La chance semble finalement sourire à Lamu depuis que des donateurs se sont rassemblés en mai 2016 pour mobiliser 20 milliards de dollars. Ce rassemblement a été formalisé par la création du Partenariat d’investissement en faveur du développement durable (SDIP) lors de l’ouverture du Forum économique mondial. Le centre africain du SDIP mobilisera des financements publics et privés, de la part des gouvernements, des investisseurs, des banques ou encore des fondations philanthropiques. À titre d’exemple, on compte parmi ses membres la Fondation Bill et Melinda Gates, la Citi Foundation, le Danemark, les Pays-Bas, la Norvège, la Suède, le Royaume-Uni et les États-Unis, la Banque de développement de l’Afrique australe, la Deutsche Bank, East Capital, la Banque européenne pour la reconstruction et le développement et la Banque européenne d’investissement.
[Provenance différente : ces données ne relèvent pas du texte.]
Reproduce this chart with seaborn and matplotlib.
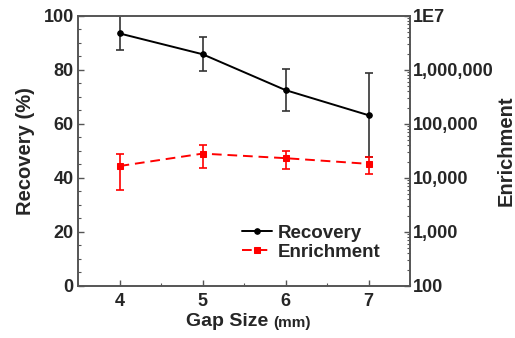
import numpy as np
import pandas as pd
import seaborn as sns
import matplotlib.pyplot as plt
from matplotlib.ticker import FixedLocator, FuncFormatter, LogLocator, NullFormatter

gap = [4, 5, 6, 7]
recovery = [93.5, 85.8, 72.5, 63.2]
recovery_err = [6.3, 6.3, 7.9, 15.5]
enrichment = [16600, 28200, 23200, 18200]
enrichment_err = [10700, 13000, 8300, 6400]

sns.set_style("ticks")
plt.rcParams["font.family"] = ["Liberation Sans", "DejaVu Sans"]
plt.rcParams["font.weight"] = "bold"
plt.rcParams["xtick.direction"] = "in"
plt.rcParams["ytick.direction"] = "in"

df = pd.DataFrame({"gap": gap, "recovery": recovery, "enrichment": enrichment})

fig = plt.figure(figsize=(5.15, 3.38), dpi=100)
ax = fig.add_axes([0.1515, 0.154, 0.645, 0.799])
ax2 = ax.twinx()

# recovery (left axis)
ax.errorbar(gap, recovery, yerr=recovery_err, fmt="none", ecolor="#333333",
            elinewidth=1.2, capsize=3, capthick=1.2)
sns.lineplot(data=df, x="gap", y="recovery", ax=ax, color="black", lw=1.4,
             marker="o", markersize=4, markeredgecolor="black", label="Recovery",
             legend=False)

# enrichment (right axis, log)
ax2.set_yscale("log")
ax2.errorbar(gap, enrichment, yerr=enrichment_err, fmt="none", ecolor="red",
             elinewidth=1.2, capsize=3, capthick=1.2)
sns.lineplot(data=df, x="gap", y="enrichment", ax=ax2, color="red", lw=1.4,
             linestyle=(0, (5, 3)), marker="s", markersize=4,
             markeredgecolor="red", label="Enrichment", legend=False)

ax.set_xlim(3.5, 7.5)
ax.set_ylim(0, 100)
ax.set_xticks(gap)
ax.xaxis.set_minor_locator(FixedLocator([3.5, 4.5, 5.5, 6.5, 7.5]))
ax.set_yticks([0, 20, 40, 60, 80, 100])
ax.yaxis.set_minor_locator(FixedLocator(np.arange(0, 101, 5)))

ax2.set_ylim(100, 1e7)
ax2.set_yticks([1e2, 1e3, 1e4, 1e5, 1e6, 1e7])
ax2.yaxis.set_minor_locator(LogLocator(base=10, subs=np.arange(2, 10), numticks=20))
ax2.yaxis.set_minor_formatter(NullFormatter())
ax2.yaxis.set_major_formatter(
    FuncFormatter(lambda v, p: "1E7" if v >= 1e7 else f"{int(round(v)):,}"))

for a in (ax, ax2):
    a.tick_params(which="major", length=4, width=1, labelsize=13, color="#555555")
    a.tick_params(which="minor", length=2, width=0.8, color="#555555")
    for s in a.spines.values():
        s.set_color("#555555")
        s.set_linewidth(1.2)
    for lab in a.get_xticklabels() + a.get_yticklabels():
        lab.set_fontweight("bold")

ax.tick_params(axis="x", pad=5)
ax.tick_params(axis="y", pad=3)
ax2.tick_params(axis="y", pad=2)
ax.set_ylabel("Recovery (%)", fontsize=14.5, fontweight="bold", labelpad=6)
ax2.set_ylabel("Enrichment", fontsize=14.5, fontweight="bold", labelpad=2)
ax.set_xlabel("Gap Size", fontsize=14, fontweight="bold", labelpad=2)
ax.xaxis.label.set_x(0.45)
ax.annotate("(mm)", xy=(1, 0), xycoords=ax.xaxis.label, xytext=(3, 0),
            textcoords="offset points", fontsize=11, fontweight="bold", va="bottom")

h1, l1 = ax.get_legend_handles_labels()
h2, l2 = ax2.get_legend_handles_labels()
ax2.legend(h1 + h2, l1 + l2, loc="lower right", bbox_to_anchor=(0.96, 0.03),
           frameon=False, handlelength=1.6, handletextpad=0.3, labelspacing=0.1,
           prop={"size": 13.5, "weight": "bold"})

fig.savefig("out.png", dpi=100)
On compte parmi les autres bailleurs de fonds la banque HSBC, la Société de développement industriel de l’Afrique du Sud, la Banque interaméricaine de développement, la Société financière internationale, Investeringsfonden for Udviklingslande, Meridiam Infrastructure, l’Agence multilatérale de garantie des investissements, Sumitomo Mitsui Banking Corporation et la Standard Chartered.